Saturday night we gathered in our room for team worship. James and Gail (Irish friends Jeremy and Lisa had met when they were here) had arrived and joined us. It's a precious, crazy-amazing thing to gather as the Body when there are so few of you. I feel like I understand better why such amazing things happened in the Acts church. Of course they wanted to fellowship and break bread together EVERY DAY. Of course they soaked up the apostle's teaching like sponges. When those who share your faith and values are less than 1% of the population, having time with said saints is a deep breath of pure oxygen.

This morning we had ACC and shortly after were scheduled to head out to another village to teach English. I was concerned about the time frame. Since God had made the directive clear that I was to give a New Testament to Thom, and because my neck really needed to be worked on again, I wanted to get to the #10 hut before we left. "Lord, help it to fit," I prayed. Interestingly, the resort where we meet asked us to end early that day due to other events going on! Hmmm. I thought. I had spent the better part of service (yes, while listening ;) ) searching my Bible for salvation scriptures and then, by counting books, locating them in the Thai New Testament and underlining them. I figured, if he only thumbed through it, these might catch his notice.

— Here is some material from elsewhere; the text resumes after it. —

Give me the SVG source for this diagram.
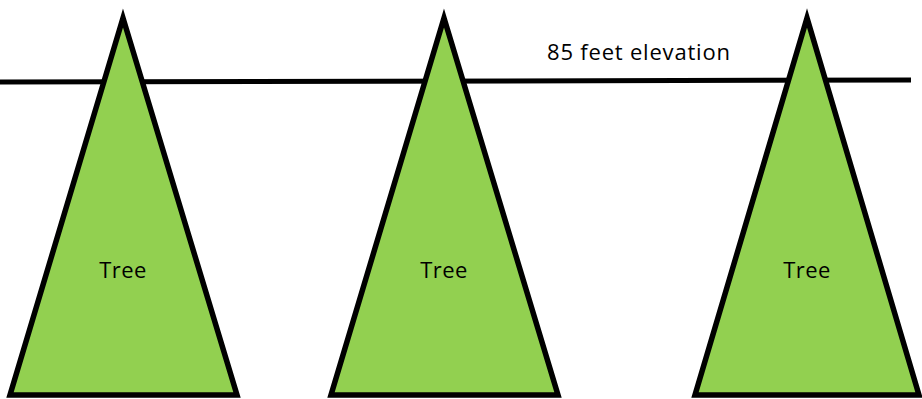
<svg xmlns="http://www.w3.org/2000/svg" width="922" height="399" viewBox="0 0 922 399">
<style>
.tree{fill:#92D050;stroke:#000;stroke-width:5.5;stroke-linejoin:miter;stroke-miterlimit:10}
.lbl{font-family:"Open Sans","Liberation Sans",sans-serif;font-size:22px;letter-spacing:0.4px;fill:#000}
</style>
<rect width="922" height="399" fill="#fff"/>
<g id="connectors">
<line x1="0" y1="82" x2="911" y2="80" stroke="#000" stroke-width="5"/>
</g>
<g id="tree1">
<polygon class="tree" points="123,18 10,395 237,395"/>
<text class="lbl" x="123" y="278" text-anchor="middle">Tree</text>
</g>
<g id="tree2">
<polygon class="tree" points="444,18 331,395 558,395"/>
<text class="lbl" x="444" y="278" text-anchor="middle">Tree</text>
</g>
<g id="tree3">
<polygon class="tree" points="807,18 695,395 919,395"/>
<text class="lbl" x="807" y="278" text-anchor="middle">Tree</text>
</g>
<text id="elev" class="lbl" x="547" y="60" style="letter-spacing:0.8px">85 feet elevation</text>
</svg>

I hurried slowly to the spot. "Interestingly" again, the gentleman who did my massage worked almost exclusively on my left side (where my injury is) without my ever mentioning it. Then I gave Thom the New Testament. When I said, "Praht Jao tell me give this to you. You read? Praht Jao uay pan!" He looked at me like I might be slightly mental . . . he's not entirely wrong, ha ha. But I also imagine his gods don't speak to him, so that would be new. It was kind of refreshing, though, that I felt out of my element sharing it with him - much like I feel sharing with people in the states. It reminds me I'm doing what I've been commanded, not what is comfortable. And while that is unsettling, it is also strangely securing. Please pray for the Spirit to draw Thom.

I got back just in time to change and meet the team to head to Kru Salee's village (Jeremy's Muay Thai trainer). They have a beautiful clearing just behind their village where we were able to gather, play games and sing songs to help teach them English. It was extraordinary. They are such a sweet people.

From there, much of the team went on to do manual labor for another ministry in a Sea Gypsy village. Do you know what a sea gypsy is? Yup, me neither. I'll probably google it hereafter or wait for the team to get back and explain. The work their doing is a bit dangerous - working in dirty sea water - so children were not allowed. Between Dusty and me, I suppose they got the better deal.

I ask for your prayers for complete healing of this pain soon. I would like to finish well. It is a great struggle to be effective in this condition. Thank you!